Publication-quality figures

Arriba comes with an R script draw_fusions.R that renders publication-quality visualizations of the transcripts involved in predicted fusions. It generates a PDF file with one page for each predicted fusion. Each page depicts the fusion partners, their orientation, the retained exons in the fusion transcript, statistics about the number of supporting reads, and - if the column fusion_transcript has a value - an excerpt of the sequence around the breakpoint.

Example fusion figure

If a gene has multiple transcript variants, the script picks a transcript in the following order of preference:

  • transcripts with splice-sites matching the breakpoints

  • if alignments are given: the highest expressed transcript as determined by the coverage

  • transcripts tagged as appris_principal

  • transcripts tagged as appris_candidate

  • transcripts tagged as appris_alternative

  • transcripts tagged as CCDS

If there are still multiple eligible transcripts, then the one with the longest coding sequence or longest non-coding sequence is taken.

Manual execution

In order to use the script, R Project must be installed. Optionally, a few additional R packages need to be installed if ideograms, circos plots, and coverage tracks should be drawn. Use the following R commands to install these packages:

if (!requireNamespace("BiocManager", quietly = TRUE))
BiocManager::install(c("GenomicRanges", "GenomicAlignments"))

Moreover, samtools must be installed if a coverage track should be drawn, because for this purpose the main output file of STAR (Aligned.out.bam) needs to be sorted by coordinate and indexed.

The script takes the following inputs:

  • a file with fusion predictions from Arriba (fusions.tsv)

  • the annotation in GTF format

  • (optionally) the normal alignments (Aligned.sortedByCoord.out.bam) if a coverage track should be drawn

  • (optionally) a file with cytobands if ideograms or circos plots should be drawn

The following command demonstrates the usage. Please refer to section Command-line options for a complete list of options.

./draw_fusions.R \
    --fusions=fusions.tsv \
    --alignments=Aligned.sortedByCoord.out.bam \
    --output=fusions.pdf \
    --annotation=GENCODE19.gtf \
    --cytobands=database/cytobands_hg19_hs37d5_GRCh37_v2.2.1.tsv \

Execution via Docker

Use the following command to run the script from the Docker container. Replace /path/to with the path to the respective input/output file.

docker run --rm \
       -v /path/to/output:/output \
       -v /path/to/references:/references:ro \
       -v /path/to/fusions.tsv:/fusions.tsv:ro \
       -v /path/to/Aligned.sortedByCoord.out.bam:/Aligned.sortedByCoord.out.bam:ro \
       -v /path/to/Aligned.sortedByCoord.out.bam.bai:/Aligned.sortedByCoord.out.bam.bai:ro \
       uhrigs/arriba:2.2.1 \

Execution via Singularity

Use the following command to run the script from the Singularity container. Replace /path/to with the path to the respective input/output file.

singularity exec \
       -B /path/to/output:/output \
       -B /path/to/references:/references:ro \
       -B /path/to/fusions.tsv:/fusions.tsv:ro \
       -B /path/to/Aligned.sortedByCoord.out.bam:/Aligned.sortedByCoord.out.bam:ro \
       -B /path/to/Aligned.sortedByCoord.out.bam.bai:/Aligned.sortedByCoord.out.bam.bai:ro \
       docker://uhrigs/arriba:2.2.1 \

Execution via Bioconda

When Arriba was installed via Bioconda, the script draw_fusions.R is available in the $PATH and can be executed as explained in the section Manual execution. The database files (protein domain track, cytobands) are located in $CONDA_PREFIX/var/lib/arriba.

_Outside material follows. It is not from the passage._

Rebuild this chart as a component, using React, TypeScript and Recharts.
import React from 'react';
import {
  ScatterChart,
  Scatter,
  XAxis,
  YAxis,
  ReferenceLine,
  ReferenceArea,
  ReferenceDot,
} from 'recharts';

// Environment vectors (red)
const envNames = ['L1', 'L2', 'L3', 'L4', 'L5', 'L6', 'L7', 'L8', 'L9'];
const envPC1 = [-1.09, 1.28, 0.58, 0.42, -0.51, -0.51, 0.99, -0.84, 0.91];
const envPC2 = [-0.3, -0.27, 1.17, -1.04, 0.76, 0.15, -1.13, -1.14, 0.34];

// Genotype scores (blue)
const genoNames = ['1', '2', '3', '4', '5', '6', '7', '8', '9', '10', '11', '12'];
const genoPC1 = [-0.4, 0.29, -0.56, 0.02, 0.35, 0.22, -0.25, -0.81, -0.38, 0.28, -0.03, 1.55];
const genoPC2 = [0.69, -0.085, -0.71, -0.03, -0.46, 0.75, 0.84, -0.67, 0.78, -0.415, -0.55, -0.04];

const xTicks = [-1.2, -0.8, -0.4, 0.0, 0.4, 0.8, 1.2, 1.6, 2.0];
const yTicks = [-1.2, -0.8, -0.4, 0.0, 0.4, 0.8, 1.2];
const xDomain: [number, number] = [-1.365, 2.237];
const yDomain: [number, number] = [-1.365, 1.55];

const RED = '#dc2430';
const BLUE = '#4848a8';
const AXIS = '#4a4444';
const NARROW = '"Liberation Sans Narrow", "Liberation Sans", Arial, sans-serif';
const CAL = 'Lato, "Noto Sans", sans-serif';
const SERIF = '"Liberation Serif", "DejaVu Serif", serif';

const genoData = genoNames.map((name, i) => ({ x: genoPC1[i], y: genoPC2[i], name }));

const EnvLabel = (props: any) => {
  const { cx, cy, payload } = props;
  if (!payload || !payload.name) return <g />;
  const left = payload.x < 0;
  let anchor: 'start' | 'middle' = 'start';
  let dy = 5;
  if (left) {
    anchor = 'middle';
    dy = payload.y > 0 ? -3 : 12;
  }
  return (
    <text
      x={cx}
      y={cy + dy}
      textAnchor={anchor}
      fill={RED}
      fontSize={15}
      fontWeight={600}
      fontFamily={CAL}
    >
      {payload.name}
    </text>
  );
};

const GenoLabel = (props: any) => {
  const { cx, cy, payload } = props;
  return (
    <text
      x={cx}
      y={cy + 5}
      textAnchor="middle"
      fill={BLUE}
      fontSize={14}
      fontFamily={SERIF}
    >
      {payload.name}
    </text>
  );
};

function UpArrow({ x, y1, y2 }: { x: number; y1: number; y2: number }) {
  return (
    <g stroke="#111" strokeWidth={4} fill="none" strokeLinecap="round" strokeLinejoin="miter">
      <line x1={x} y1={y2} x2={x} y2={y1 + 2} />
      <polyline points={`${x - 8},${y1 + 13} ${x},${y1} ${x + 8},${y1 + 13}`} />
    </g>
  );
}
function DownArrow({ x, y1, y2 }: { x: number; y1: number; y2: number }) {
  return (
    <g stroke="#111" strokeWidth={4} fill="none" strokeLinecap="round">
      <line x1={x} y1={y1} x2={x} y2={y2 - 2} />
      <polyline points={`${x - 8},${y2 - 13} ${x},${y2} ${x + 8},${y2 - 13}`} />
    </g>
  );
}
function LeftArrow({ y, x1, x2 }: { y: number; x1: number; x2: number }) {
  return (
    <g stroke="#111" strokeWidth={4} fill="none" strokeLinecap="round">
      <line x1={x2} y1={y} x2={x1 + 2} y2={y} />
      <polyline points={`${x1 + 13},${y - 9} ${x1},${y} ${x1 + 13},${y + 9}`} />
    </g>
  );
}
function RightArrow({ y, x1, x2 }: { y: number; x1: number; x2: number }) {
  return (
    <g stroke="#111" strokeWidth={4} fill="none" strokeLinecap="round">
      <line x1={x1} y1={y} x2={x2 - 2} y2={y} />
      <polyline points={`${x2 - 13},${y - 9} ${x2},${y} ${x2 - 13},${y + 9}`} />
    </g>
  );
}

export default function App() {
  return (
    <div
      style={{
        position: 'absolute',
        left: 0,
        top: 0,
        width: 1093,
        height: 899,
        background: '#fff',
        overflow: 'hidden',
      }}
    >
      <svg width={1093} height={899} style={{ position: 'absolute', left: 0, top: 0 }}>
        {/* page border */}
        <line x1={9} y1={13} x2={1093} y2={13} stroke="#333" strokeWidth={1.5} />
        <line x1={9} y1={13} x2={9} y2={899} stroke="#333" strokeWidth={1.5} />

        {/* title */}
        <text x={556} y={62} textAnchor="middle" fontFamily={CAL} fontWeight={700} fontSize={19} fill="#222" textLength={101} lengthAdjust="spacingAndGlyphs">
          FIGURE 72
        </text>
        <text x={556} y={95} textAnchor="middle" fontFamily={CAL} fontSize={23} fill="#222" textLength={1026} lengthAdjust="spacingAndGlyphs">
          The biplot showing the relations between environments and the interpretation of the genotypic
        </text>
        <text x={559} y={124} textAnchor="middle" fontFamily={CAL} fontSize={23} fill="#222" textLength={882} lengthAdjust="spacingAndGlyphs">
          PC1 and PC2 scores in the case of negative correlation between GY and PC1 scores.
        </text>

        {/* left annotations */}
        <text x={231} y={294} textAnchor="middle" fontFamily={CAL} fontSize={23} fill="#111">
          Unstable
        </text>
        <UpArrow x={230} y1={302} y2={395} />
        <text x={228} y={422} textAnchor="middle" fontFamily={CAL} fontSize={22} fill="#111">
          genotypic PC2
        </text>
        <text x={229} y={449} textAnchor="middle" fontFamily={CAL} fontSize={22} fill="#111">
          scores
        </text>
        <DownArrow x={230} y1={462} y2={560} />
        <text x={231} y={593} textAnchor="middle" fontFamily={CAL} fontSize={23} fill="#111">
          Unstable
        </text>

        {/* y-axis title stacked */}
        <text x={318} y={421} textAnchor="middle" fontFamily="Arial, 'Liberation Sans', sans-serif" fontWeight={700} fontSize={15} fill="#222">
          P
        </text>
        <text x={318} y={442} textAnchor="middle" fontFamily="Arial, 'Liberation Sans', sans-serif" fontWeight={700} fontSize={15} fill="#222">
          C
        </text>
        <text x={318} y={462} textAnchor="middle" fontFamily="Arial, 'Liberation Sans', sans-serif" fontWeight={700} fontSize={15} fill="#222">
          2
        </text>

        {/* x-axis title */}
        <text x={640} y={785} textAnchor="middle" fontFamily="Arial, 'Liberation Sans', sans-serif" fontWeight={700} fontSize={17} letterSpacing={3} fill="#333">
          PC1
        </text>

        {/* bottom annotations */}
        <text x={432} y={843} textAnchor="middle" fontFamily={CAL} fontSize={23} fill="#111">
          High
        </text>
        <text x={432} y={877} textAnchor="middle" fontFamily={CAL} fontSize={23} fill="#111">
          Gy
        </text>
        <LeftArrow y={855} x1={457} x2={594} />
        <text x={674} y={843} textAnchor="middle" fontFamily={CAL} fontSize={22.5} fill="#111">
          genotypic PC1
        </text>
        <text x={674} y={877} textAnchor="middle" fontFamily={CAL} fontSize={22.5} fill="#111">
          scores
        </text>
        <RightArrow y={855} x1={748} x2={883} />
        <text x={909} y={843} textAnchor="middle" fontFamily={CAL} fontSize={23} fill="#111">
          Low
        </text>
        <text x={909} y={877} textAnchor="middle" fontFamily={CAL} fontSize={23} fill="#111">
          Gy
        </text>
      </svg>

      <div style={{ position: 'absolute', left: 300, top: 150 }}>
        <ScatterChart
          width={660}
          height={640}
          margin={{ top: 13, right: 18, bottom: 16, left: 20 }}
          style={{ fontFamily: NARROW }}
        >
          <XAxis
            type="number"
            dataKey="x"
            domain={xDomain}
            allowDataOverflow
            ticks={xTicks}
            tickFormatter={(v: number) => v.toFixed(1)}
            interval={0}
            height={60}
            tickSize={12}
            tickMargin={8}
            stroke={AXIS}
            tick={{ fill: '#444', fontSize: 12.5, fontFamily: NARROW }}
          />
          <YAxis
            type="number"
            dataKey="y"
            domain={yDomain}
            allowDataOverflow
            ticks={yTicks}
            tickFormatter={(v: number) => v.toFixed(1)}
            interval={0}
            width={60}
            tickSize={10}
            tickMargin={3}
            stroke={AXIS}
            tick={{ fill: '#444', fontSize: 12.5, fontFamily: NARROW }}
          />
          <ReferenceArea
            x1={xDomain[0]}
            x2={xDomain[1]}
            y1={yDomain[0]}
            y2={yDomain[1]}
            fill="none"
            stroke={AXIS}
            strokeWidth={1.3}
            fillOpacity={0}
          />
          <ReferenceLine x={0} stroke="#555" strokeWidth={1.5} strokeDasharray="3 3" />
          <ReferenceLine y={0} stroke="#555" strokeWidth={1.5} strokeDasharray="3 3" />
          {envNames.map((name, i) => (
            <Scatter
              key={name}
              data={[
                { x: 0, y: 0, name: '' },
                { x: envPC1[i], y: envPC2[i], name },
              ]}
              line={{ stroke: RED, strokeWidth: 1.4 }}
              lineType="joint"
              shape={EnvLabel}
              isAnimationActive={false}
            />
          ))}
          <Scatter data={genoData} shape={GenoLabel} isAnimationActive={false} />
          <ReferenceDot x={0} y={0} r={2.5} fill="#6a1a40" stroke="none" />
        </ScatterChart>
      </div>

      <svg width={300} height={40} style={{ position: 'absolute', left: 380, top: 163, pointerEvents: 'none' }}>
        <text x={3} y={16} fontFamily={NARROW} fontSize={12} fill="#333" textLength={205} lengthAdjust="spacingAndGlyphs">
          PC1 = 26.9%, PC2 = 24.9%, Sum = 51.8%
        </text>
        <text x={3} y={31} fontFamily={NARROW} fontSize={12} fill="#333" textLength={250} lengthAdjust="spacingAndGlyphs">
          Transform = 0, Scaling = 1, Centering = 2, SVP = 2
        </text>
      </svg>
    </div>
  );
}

Inspection of events using IGV

Inspecting the supporting reads of an event using IGV can help identify alignment artifacts. All the information that Arriba uses as a basis for fusion prediction can be found in the files Chimeric.out.sam and Aligned.out.bam). By loading these files into IGV, all supporting reads of predicted fusions can be checked for alignment artifacts. (Note that the files first need to be sorted by coordinate and indexed, before they can be loaded into IGV.) Both breakpoints can be opened side-by-side simply by pasting the breakpoint coordinates into the location field separated by white-space. One can zoom in and out the two panes using the + and - keys. The column read_identifiers contains the names of the supporting reads. Reads can be highlighted by name by right-clicking anywhere in one of the panes and choosing Select by name.... If you suspect that a predicted event is an alignment artifact, because the alignment quality of the supporting reads looks poor (many mismatches/clipped bases), then you can have IGV search for a better alignment. Right-click a read and choose Blat read sequence to perform a sensitive search for alternative alignments that STAR did not find.